Thursday, 20 March 2014

'Life is an inn'

I have been to Dartmoor for the weekend in the spring sunshine. It can’t be said that the southern half of England has any sense of wilderness by North American standards, but Dartmoor is as good as it gets – a bleak, eroded, atmospheric plateau of moorland and granite tors, once covered with trees, and peppered with prehistoric standing stones and hut circles, moss covered boulders, craggy, gnarled trees bent by the wind, bogs and fast flowing streams.

Under a light blue sky it’s cheery and bright. In the mist – think of the terrifying howl of the Hound of the Baskervilles. It comes with its own legends. Whilst camping here years ago with a handy little guide to the ghosts of Dartmoor as my sleeping bag side reading I was particularly appalled by the Story of the Hairy Hands, which would clutch the shoulders of petrified motorists driving the long lonely roads at night and wrest the steering wheel into a death crash. It’s easy to see how Conan Doyle got inspired…
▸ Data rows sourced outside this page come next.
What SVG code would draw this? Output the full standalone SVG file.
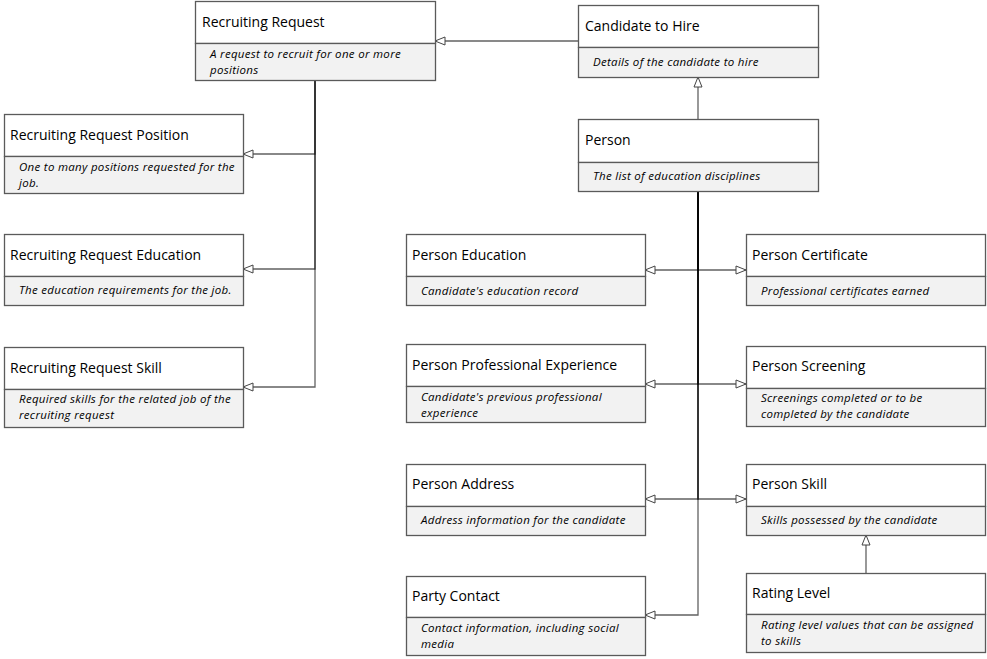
<svg xmlns="http://www.w3.org/2000/svg" width="987" height="659" viewBox="0 0 987 659">
<defs>
<style>
.hd{fill:#ffffff;stroke:#5a5a5a;stroke-width:1.3}
.bd{fill:#f2f2f2;stroke:#5a5a5a;stroke-width:1.3}
.t{font-family:"Open Sans","Noto Sans",sans-serif;font-size:14px;fill:#000}
.d{font-family:"Open Sans","Noto Sans",sans-serif;font-size:11.5px;font-style:italic;letter-spacing:0.3px;fill:#000}
.c{fill:none;stroke:#000;stroke-opacity:0.62;stroke-width:1.3}
</style>
<marker id="tri" markerUnits="userSpaceOnUse" markerWidth="12" markerHeight="10" refX="11" refY="5" orient="auto">
<path d="M1,1 L11,5 L1,9 Z" fill="#fff" stroke="#444" stroke-width="1"/>
</marker>
</defs>
<rect width="987" height="659" fill="#fff"/>
<g id="connectors">
<path class="c" d="M578,41 H435" marker-end="url(#tri)"/>
<path class="c" d="M698,119 V77" marker-end="url(#tri)"/>
<path class="c" d="M315,81 V154 H243" marker-end="url(#tri)"/>
<path class="c" d="M315,81 V269 H243" marker-end="url(#tri)"/>
<path class="c" d="M315,81 V387 H243" marker-end="url(#tri)"/>
<path class="c" d="M698,191 V270 H645" marker-end="url(#tri)"/>
<path class="c" d="M698,191 V270 H746" marker-end="url(#tri)"/>
<path class="c" d="M698,191 V384 H645" marker-end="url(#tri)"/>
<path class="c" d="M698,191 V384 H746" marker-end="url(#tri)"/>
<path class="c" d="M698,191 V499 H645" marker-end="url(#tri)"/>
<path class="c" d="M698,191 V499 H746" marker-end="url(#tri)"/>
<path class="c" d="M698,191 V615 H645" marker-end="url(#tri)"/>
<path class="c" d="M866,573 V535" marker-end="url(#tri)"/>
</g>
<g id="recruiting-request">
<rect class="hd" x="195.5" y="1.5" width="240" height="42"/>
<rect class="bd" x="195.5" y="43.5" width="240" height="37"/>
<text class="t" x="202" y="27">Recruiting Request</text>
<text class="d" x="210" y="58">A request to recruit for one or more</text>
<text class="d" x="210" y="74">positions</text>
</g>
<g id="candidate-to-hire">
<rect class="hd" x="578.5" y="5.5" width="240" height="42"/>
<rect class="bd" x="578.5" y="47.5" width="240" height="30"/>
<text class="t" x="585" y="31">Candidate to Hire</text>
<text class="d" x="593" y="66">Details of the candidate to hire</text>
</g>
<g id="person">
<rect class="hd" x="578.5" y="119.5" width="240" height="43"/>
<rect class="bd" x="578.5" y="162.5" width="240" height="29"/>
<text class="t" x="585" y="145">Person</text>
<text class="d" x="593" y="180">The list of education disciplines</text>
</g>
<g id="recruiting-request-position">
<rect class="hd" x="4.5" y="114.5" width="239" height="42"/>
<rect class="bd" x="4.5" y="156.5" width="239" height="37"/>
<text class="t" x="10" y="140">Recruiting Request Position</text>
<text class="d" x="19" y="171">One to many positions requested for the</text>
<text class="d" x="19" y="187">job.</text>
</g>
<g id="recruiting-request-education">
<rect class="hd" x="4.5" y="234.5" width="239" height="42"/>
<rect class="bd" x="4.5" y="276.5" width="239" height="29"/>
<text class="t" x="10" y="260">Recruiting Request Education</text>
<text class="d" x="19" y="294">The education requirements for the job.</text>
</g>
<g id="recruiting-request-skill">
<rect class="hd" x="4.5" y="347.5" width="239" height="42"/>
<rect class="bd" x="4.5" y="389.5" width="239" height="38"/>
<text class="t" x="10" y="373">Recruiting Request Skill</text>
<text class="d" x="19" y="403">Required skills for the related job of the</text>
<text class="d" x="19" y="419">recruiting request</text>
</g>
<g id="person-education">
<rect class="hd" x="406.5" y="234.5" width="239" height="42"/>
<rect class="bd" x="406.5" y="276.5" width="239" height="29"/>
<text class="t" x="412" y="260">Person Education</text>
<text class="d" x="421" y="295">Candidate's education record</text>
</g>
<g id="person-certificate">
<rect class="hd" x="746.5" y="234.5" width="239" height="42"/>
<rect class="bd" x="746.5" y="276.5" width="239" height="29"/>
<text class="t" x="752" y="260">Person Certificate</text>
<text class="d" x="761" y="295">Professional certificates earned</text>
</g>
<g id="person-professional-experience">
<rect class="hd" x="406.5" y="344.5" width="239" height="42"/>
<rect class="bd" x="406.5" y="386.5" width="239" height="36"/>
<text class="t" x="412" y="370">Person Professional Experience</text>
<text class="d" x="421" y="401">Candidate's previous professional</text>
<text class="d" x="421" y="417">experience</text>
</g>
<g id="person-screening">
<rect class="hd" x="746.5" y="346.5" width="239" height="42"/>
<rect class="bd" x="746.5" y="388.5" width="239" height="38"/>
<text class="t" x="752" y="371">Person Screening</text>
<text class="d" x="761" y="402">Screenings completed or to be</text>
<text class="d" x="761" y="418">completed by the candidate</text>
</g>
<g id="person-address">
<rect class="hd" x="406.5" y="464.5" width="239" height="42"/>
<rect class="bd" x="406.5" y="506.5" width="239" height="29"/>
<text class="t" x="412" y="489">Person Address</text>
<text class="d" x="421" y="524">Address information for the candidate</text>
</g>
<g id="person-skill">
<rect class="hd" x="746.5" y="464.5" width="239" height="42"/>
<rect class="bd" x="746.5" y="506.5" width="239" height="29"/>
<text class="t" x="752" y="489">Person Skill</text>
<text class="d" x="761" y="524">Skills possessed by the candidate</text>
</g>
<g id="party-contact">
<rect class="hd" x="406.5" y="576.5" width="239" height="41"/>
<rect class="bd" x="406.5" y="617.5" width="239" height="38"/>
<text class="t" x="412" y="601">Party Contact</text>
<text class="d" x="421" y="632">Contact information, including social</text>
<text class="d" x="421" y="648">media</text>
</g>
<g id="rating-level">
<rect class="hd" x="746.5" y="573.5" width="239" height="41"/>
<rect class="bd" x="746.5" y="614.5" width="239" height="38"/>
<text class="t" x="752" y="598">Rating Level</text>
<text class="d" x="761" y="629">Rating level values that can be assigned</text>
<text class="d" x="761" y="645">to skills</text>
</g>
</svg>
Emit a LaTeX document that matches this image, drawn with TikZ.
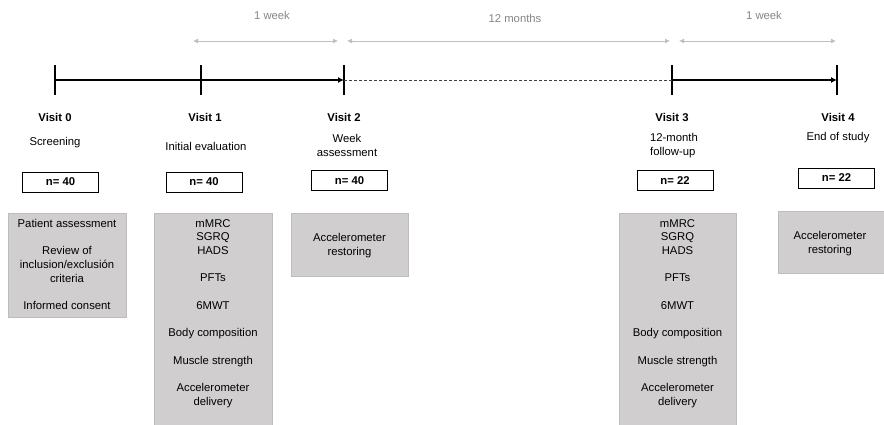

And I visited a lovely Cornish church – St Swithins at Luancells outside Bude – a typical granite church, with its own holy well (good for eye complaints), set above a small stream, among trees animated by cawing, nest-building rooks, daffodils and celandines and the first bees.

It’s perfect. Ancient tombstones carrying the names of long generations of the same families – before people got restless and lost the sense of place; ancient wooden pews, gnawed by time; the local gentry reclining in leisurely fashion in their comfortable wall monuments; a list of vicars reaching back 700 years – men who sound like characters from Arthurian legend: Sir John de Launcelas, Sir Philip de Romelode, Sir Baldwin Tybot (they were a titled lot in the Middle Ages) – and the splendidly named Sir Walter Cola; fifteen century floor tiles and cheery epitaphs on memorial slabs, such as this:

Life is an inn; think man this truth upon;
Some only to breakfast and are quickly gone;
Others to dinner stay and are full fed;
The oldest man sups and goes to bed.
Large is his debt who lingers out his day;
Who goes the soonest has the least to pay.

I think the light-hearted message here (apart from living being a form of gluttony) is that the sooner you die, the fewer sins you have to work off. Phew.



1 comment:

  1. Another post that we thoroughly enjoyed! Thanks for sharing a great narrative and photos.